A Sukhoi Su-24 fighter jet taxis on tarmac at the Hmeymim air base near Latakia, Syria, in this file handout photograph released by Russia's Defense Ministry Nov. 11, 2015. Reuters/Ministry of Defence of the Russian Federation/Handout via Reuters/Files

The Russian jet, the Sukhoi Su-24, that was shot down by Turkey Tuesday had a history of being used for low-level airstrike missions and has been used by Russian forces in Syria since the beginning of operations. Russia’s Defense Ministry said the aircraft, also known as a Fencer by NATO forces, was flying at an altitude of 6,000 meters over Syrian airspace.

"The fate of the pilots is being determined...The circumstances of the plane's crash are under investigation," said the statement from Russia’s Defense Ministry.

The Su-24 was first produced during the Soviet era with approximately 1,400 planes made. The twin-engine planes are designed for two crewmembers and produced today by the Sukhoi Company, one of Russia’s major aircraft manufacturers. The Su-24M came into production in 1983 with increased combat effectiveness, according to the Sukhoi Company.

“The Su-24/Su-24M is currently the only type of modern domestically-produced frontline bomber and forms the backbone of the strike capability of the frontal aviation of the Air Forces of the RF [Russian Federation] and Ukraine,” according to a history of the aircraft from the Sukoi company.

Russia has deployed 12 Su-24M2 aircraft to Latakia, Syria, since it began airstrikes in the country Sept. 30, the Aviationist reported.

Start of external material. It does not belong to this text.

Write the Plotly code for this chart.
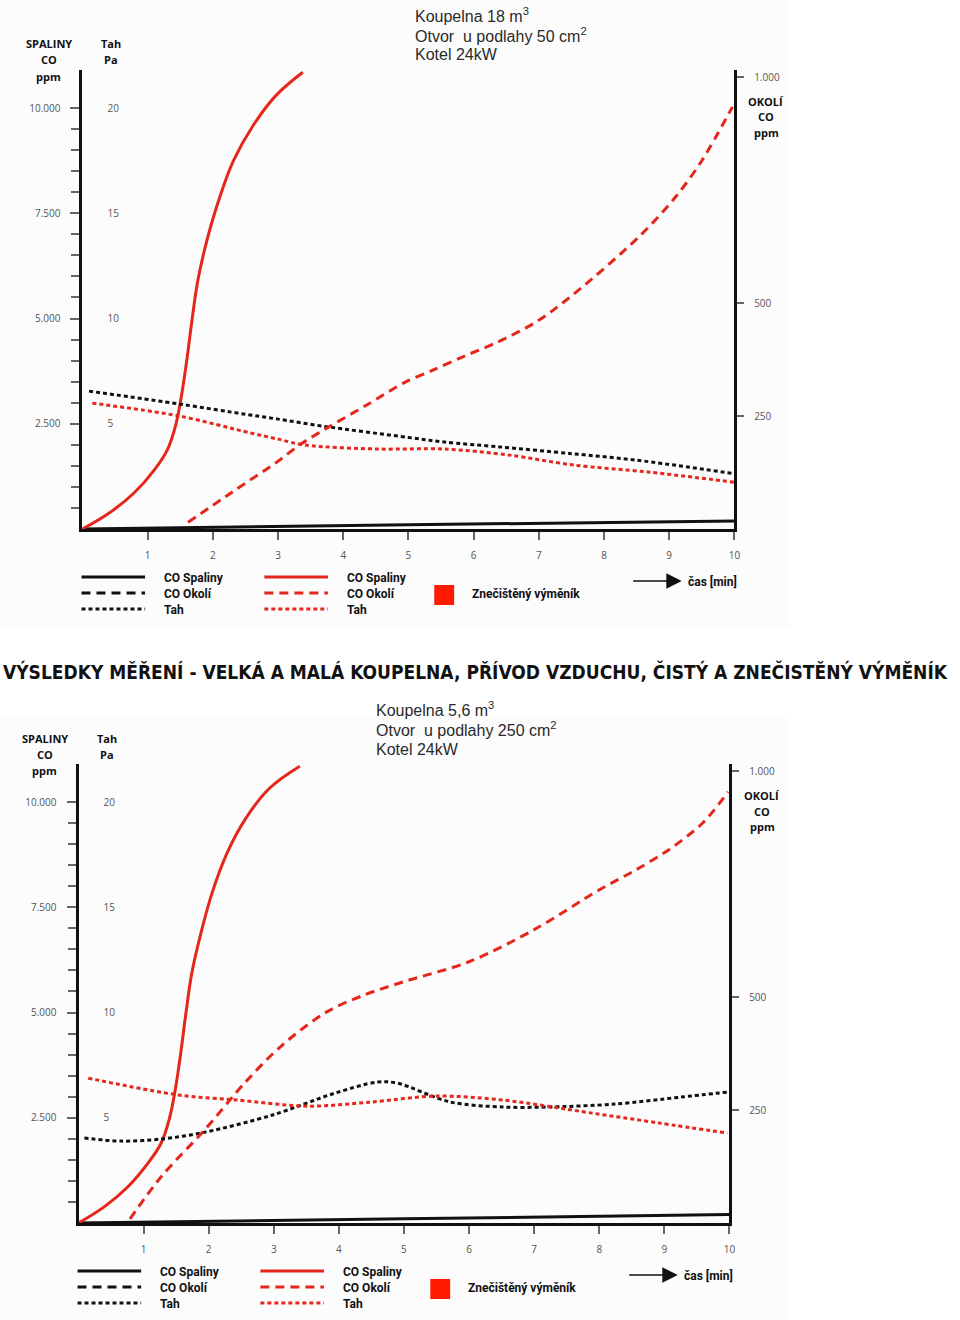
import plotly.graph_objects as go

# ---------------- data ----------------
x_tickvals = [1, 2, 3, 4, 5, 6, 7, 8, 9, 10]
spal_tickvals = [2500, 5000, 7500, 10000]
spal_ticktext = ["2.500", "5.000", "7.500", "10.000"]
spal_minor = [500, 1000, 1500, 2000, 3000, 3500, 4000, 4500, 5500, 6000,
              6500, 7000, 8000, 8500, 9000, 9500]
tah_tickvals = [5, 10, 15, 20]
okoli_tickvals = [250, 500, 1000]
okoli_ticktext = ["250", "500", "1.000"]

# top chart: Koupelna 18 m3 (clean = black, dirty exchanger = red)
top_black_spal_x = [0, 5, 10]
top_black_spal_y = [0, 100, 190]
top_black_tah_x = [0.1, 1.5, 2.5, 3.0, 3.7, 5.0, 5.55, 6.4, 7.5, 8.5, 10.0]
top_black_tah_y = [6.55, 5.93, 5.45, 5.22, 4.88, 4.35, 4.13, 3.9, 3.58, 3.27, 2.63]
top_red_spal_x = [0, 0.41, 0.79, 1.10, 1.30, 1.43, 1.52, 1.60, 1.68, 1.77, 1.91, 2.09, 2.32, 2.62, 2.97, 3.38]
top_red_spal_y = [0, 380, 855, 1400, 1875, 2470, 3180, 4010, 4960, 5910, 6860, 7810, 8760, 9590, 10300, 10850]
top_red_okoli_x = [1.62, 2.3, 3.0, 3.35, 3.77, 4.38, 4.94, 5.40, 5.85, 6.36, 6.97, 7.53, 8.54, 9.10, 9.51, 9.97]
top_red_okoli_y = [15, 82, 150, 188, 225, 276, 324, 353, 382, 413, 459, 519, 647, 735, 817, 934]
top_red_tah_x = [0.15, 1.48, 2.58, 3.0, 3.41, 4.53, 5.55, 6.55, 7.53, 8.7, 10.0]
top_red_tah_y = [5.98, 5.37, 4.56, 4.27, 3.99, 3.80, 3.80, 3.51, 3.04, 2.7, 2.22]

# bottom chart: Koupelna 5,6 m3
bot_black_spal_x = [0, 5, 10]
bot_black_spal_y = [0, 100, 200]
bot_black_tah_x = [0.09, 0.66, 1.28, 1.95, 2.98, 3.94, 4.58, 4.89, 5.71, 6.52, 7.21, 8.23, 9.25, 9.97]
bot_black_tah_y = [4.04, 3.89, 3.99, 4.32, 5.13, 6.17, 6.69, 6.65, 5.75, 5.51, 5.51, 5.65, 5.98, 6.22]
bot_red_spal_x = [0, 0.41, 0.77, 1.07, 1.27, 1.40, 1.49, 1.57, 1.65, 1.74, 1.88, 2.05, 2.28, 2.57, 2.93, 3.40]
bot_red_spal_y = [0, 400, 880, 1430, 1900, 2500, 3200, 4030, 4980, 5930, 6880, 7830, 8780, 9610, 10320, 10850]
bot_red_okoli_x = [0.79, 1.28, 1.95, 2.56, 3.11, 3.80, 4.4, 5.0, 6.0, 7.0, 8.0, 8.56, 9.07, 9.59, 9.98]
bot_red_okoli_y = [9, 104, 208, 311, 391, 466, 505, 534, 578, 649, 737, 781, 826, 885, 954]
bot_red_tah_x = [0.15, 1.54, 2.44, 3.53, 4.47, 5.50, 6.52, 7.89, 8.92, 9.97]
bot_red_tah_y = [6.88, 6.08, 5.84, 5.55, 5.74, 6.03, 5.84, 5.22, 4.75, 4.27]

# ---------------- styling ----------------
W, H = 960, 1320
BLACK = "#111111"
RED = "#e5261b"
GRAY = "#555555"
TICKC = "#666666"
DASH = "9px,6px"
DOT = "4px,3px"
TICKFONT = dict(family="Open Sans, Noto Sans, sans-serif", size=10, color=GRAY)
LABFONT = dict(family="Roboto, Open Sans, sans-serif", size=12, color=BLACK)
AXTFONT = dict(family="Open Sans, Noto Sans, sans-serif", size=11, color=BLACK)
BOXFONT = dict(family="Liberation Sans, Arial, sans-serif", size=16, color="#2a2a2a")


def px(x):
    return x / W


def py(y):
    return 1 - y / H


fig = go.Figure()


def add(xs, ys, xa, ya, color, dash=None, smooth=0.9):
    fig.add_trace(go.Scatter(
        x=xs, y=ys, xaxis=xa, yaxis=ya, mode="lines", showlegend=False,
        line=dict(color=color, width=3, dash=dash, shape="spline", smoothing=smooth),
        hoverinfo="skip"))


# top
add(top_black_spal_x, top_black_spal_y, "x", "y", BLACK)
add(top_black_tah_x, top_black_tah_y, "x", "y2", BLACK, DOT)
add(top_red_spal_x, top_red_spal_y, "x", "y", RED, None, 1.1)
add(top_red_okoli_x, top_red_okoli_y, "x", "y3", RED, DASH)
add(top_red_tah_x, top_red_tah_y, "x", "y2", RED, DOT)
# bottom
add(bot_black_spal_x, bot_black_spal_y, "x2", "y4", BLACK)
add(bot_black_tah_x, bot_black_tah_y, "x2", "y5", BLACK, DOT)
add(bot_red_spal_x, bot_red_spal_y, "x2", "y4", RED, None, 1.1)
add(bot_red_okoli_x, bot_red_okoli_y, "x2", "y6", RED, DASH)
add(bot_red_tah_x, bot_red_tah_y, "x2", "y5", RED, DOT)

SPAL_TOP = 10903
OK_TOP = 1015.5
TAH_TOP = 21.806


def xaxis_def(dom, anchor):
    return dict(domain=dom, range=[0, 10], anchor=anchor, showline=True,
                linecolor=BLACK, linewidth=3, ticks="outside", tickvals=x_tickvals,
                ticklen=8, tickcolor=TICKC, tickwidth=1.5, tickfont=TICKFONT,
                ticklabelstandoff=7, showgrid=False, zeroline=False)


def spal_def(dom, anchor):
    return dict(domain=dom, range=[0, SPAL_TOP], anchor=anchor, side="left",
                showline=True, linecolor=BLACK, linewidth=3, ticks="outside",
                tickvals=spal_tickvals, ticktext=spal_ticktext, ticklen=9,
                tickcolor=TICKC, tickwidth=1.5, tickfont=TICKFONT, ticklabelstandoff=8,
                minor=dict(tickvals=spal_minor, ticks="outside", ticklen=8,
                           tickcolor=TICKC, tickwidth=1.5),
                showgrid=False, zeroline=False)


def tah_def(over, anchor):
    return dict(overlaying=over, anchor=anchor, side="left", range=[0, TAH_TOP],
                tickvals=tah_tickvals, ticks="", showline=False,
                ticklabelposition="inside", ticklabelstandoff=22, tickfont=TICKFONT,
                showgrid=False, zeroline=False)


def okoli_def(over, anchor):
    return dict(overlaying=over, anchor=anchor, side="right", range=[0, OK_TOP],
                showline=True, linecolor=BLACK, linewidth=2.5, ticks="outside",
                tickvals=okoli_tickvals, ticktext=okoli_ticktext, ticklen=7,
                tickcolor=TICKC, tickwidth=1.5, tickfont=TICKFONT, ticklabelstandoff=8,
                showgrid=False, zeroline=False)


fig.update_layout(
    width=W, height=H, autosize=False,
    margin=dict(l=0, r=0, t=0, b=0),
    paper_bgcolor="white", plot_bgcolor="rgba(0,0,0,0)",
    xaxis=xaxis_def([px(83), px(739)], "y"),
    yaxis=spal_def([py(529), py(70)], "x"),
    yaxis2=tah_def("y", "x"),
    yaxis3=okoli_def("y", "x"),
    xaxis2=xaxis_def([px(79), px(734)], "y4"),
    yaxis4=spal_def([py(1223), py(764)], "x2"),
    yaxis5=tah_def("y4", "x2"),
    yaxis6=okoli_def("y4", "x2"),
)

shapes = []
annots = []

# faint panel backgrounds
shapes.append(dict(type="rect", xref="paper", yref="paper", x0=0, x1=px(795),
                   y0=py(628), y1=py(0), fillcolor="#fcfcfc", line=dict(width=0), layer="below"))
shapes.append(dict(type="rect", xref="paper", yref="paper", x0=0, x1=px(795),
                   y0=py(1320), y1=py(714), fillcolor="#fcfcfc", line=dict(width=0), layer="below"))


def text(x, y, t, font, xanchor="center"):
    annots.append(dict(x=px(x), y=py(y), xref="paper", yref="paper", text=t,
                       showarrow=False, font=font, xanchor=xanchor, yanchor="middle"))


def panel_decor(dy, dx, box_x, box_lines):
    # axis titles
    for i, t in enumerate(["SPALINY", "CO", "ppm"]):
        text(49 + dx, 44 + 16 * i + dy, "<b>%s</b>" % t, AXTFONT)
    for i, t in enumerate(["Tah", "Pa"]):
        text(112 + dx, 44 + 16 * i + dy, "<b>%s</b>" % t, AXTFONT)
    for i, t in enumerate(["OKOLÍ", "CO", "ppm"]):
        text(771 + dx, 101 + 16 * i + dy, "<b>%s</b>" % t, AXTFONT)
    # info box
    for i, t in enumerate(box_lines):
        text(box_x, 15 + 20 * i + dy, t, BOXFONT, xanchor="left")
    # legend
    styles = [None, DASH, DOT]
    names = ["CO Spaliny", "CO Okolí", "Tah"]
    for col, (color, x0, xl) in enumerate([(BLACK, 82, 163), (RED, 266, 347)]):
        for i in range(3):
            yy = 577 + 16 * i + dy
            shapes.append(dict(type="line", xref="paper", yref="paper",
                               x0=px(x0 + dx), x1=px(x0 + 64 + dx), y0=py(yy), y1=py(yy),
                               line=dict(color=color, width=3, dash=styles[i])))
            text(xl + dx, yy + 1, "<b>%s</b>" % names[i], LABFONT, xanchor="left")
    shapes.append(dict(type="rect", xref="paper", yref="paper",
                       x0=px(437 + dx), x1=px(457 + dx), y0=py(605 + dy), y1=py(585 + dy),
                       fillcolor="#ff1a00", line=dict(width=0)))
    text(473 + dx, 594 + dy, "<b>Znečištěný výměník</b>", LABFONT, xanchor="left")
    annots.append(dict(x=px(686 + dx), y=py(581 + dy), ax=-50, ay=0,
                       xref="paper", yref="paper", axref="pixel", ayref="pixel",
                       text="", showarrow=True, arrowhead=2, arrowsize=2.2,
                       arrowwidth=1.4, arrowcolor=BLACK, standoff=0, startstandoff=0))
    text(690 + dx, 581 + dy, "<b>čas [min]</b>", LABFONT, xanchor="left")


panel_decor(0, 0, 416, ["Koupelna 18 m<sup>3</sup>",
                        "Otvor  u podlahy 50 cm<sup>2</sup>",
                        "Kotel 24kW"])
panel_decor(694, -4, 376, ["Koupelna 5,6 m<sup>3</sup>",
                           "Otvor  u podlahy 250 cm<sup>2</sup>",
                           "Kotel 24kW"])

# central title
annots.append(dict(x=px(478), y=py(672), xref="paper", yref="paper",
                   text="<b>VÝSLEDKY MĚŘENÍ - VELKÁ A MALÁ KOUPELNA, PŘÍVOD VZDUCHU, ČISTÝ A ZNEČISTĚNÝ VÝMĚNÍK</b>",
                   showarrow=False, xanchor="center", yanchor="middle",
                   font=dict(family="DejaVu Sans Condensed, DejaVu Sans, sans-serif", size=19, color=BLACK)))

fig.update_layout(shapes=shapes, annotations=annots)
fig.write_html("out.html", config={"displayModeBar": False},
               post_script="document.body.style.margin='0';document.body.style.overflow='hidden';")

The Su-24 aircraft are used for “ultra low level strike missions.” The Syrian Air Force is also reportedly using the aircraft.

Russia began airstrikes in Syria to combat the Islamic State group, also known as ISIS. However, Western governments have accused Russia of also striking opposition groups who pose the greatest challenge to long-time Russian ally Syrian President Bashar Assad.

Russian aircraft have breached Turkish airspace before with a Su-30SM and Su-24 flying over the Hatay area in early October.

NATO issued a warning regarding the airspace breaches in October protesting the violations of Turkey’s sovereign airspace.

“The aircraft in question entered Turkish airspace despite Turkish authorities’ clear, timely and repeated warnings. In accordance with NATO practice, Turkish fighter aircraft responded to these incursions by closing to identify the intruder, after which the Russian planes departed Turkish airspace,” the statement said.

Turkey has said the aircraft was flying over its airspace and was warned several times before it was shot down. Russia has said the aircraft did not violate Turkish airspace.

Russian President Vladimir Putin responded strongly Tuesday saying the downing of the aircraft was a “stab in the back, carried out by the accomplices of terrorists.”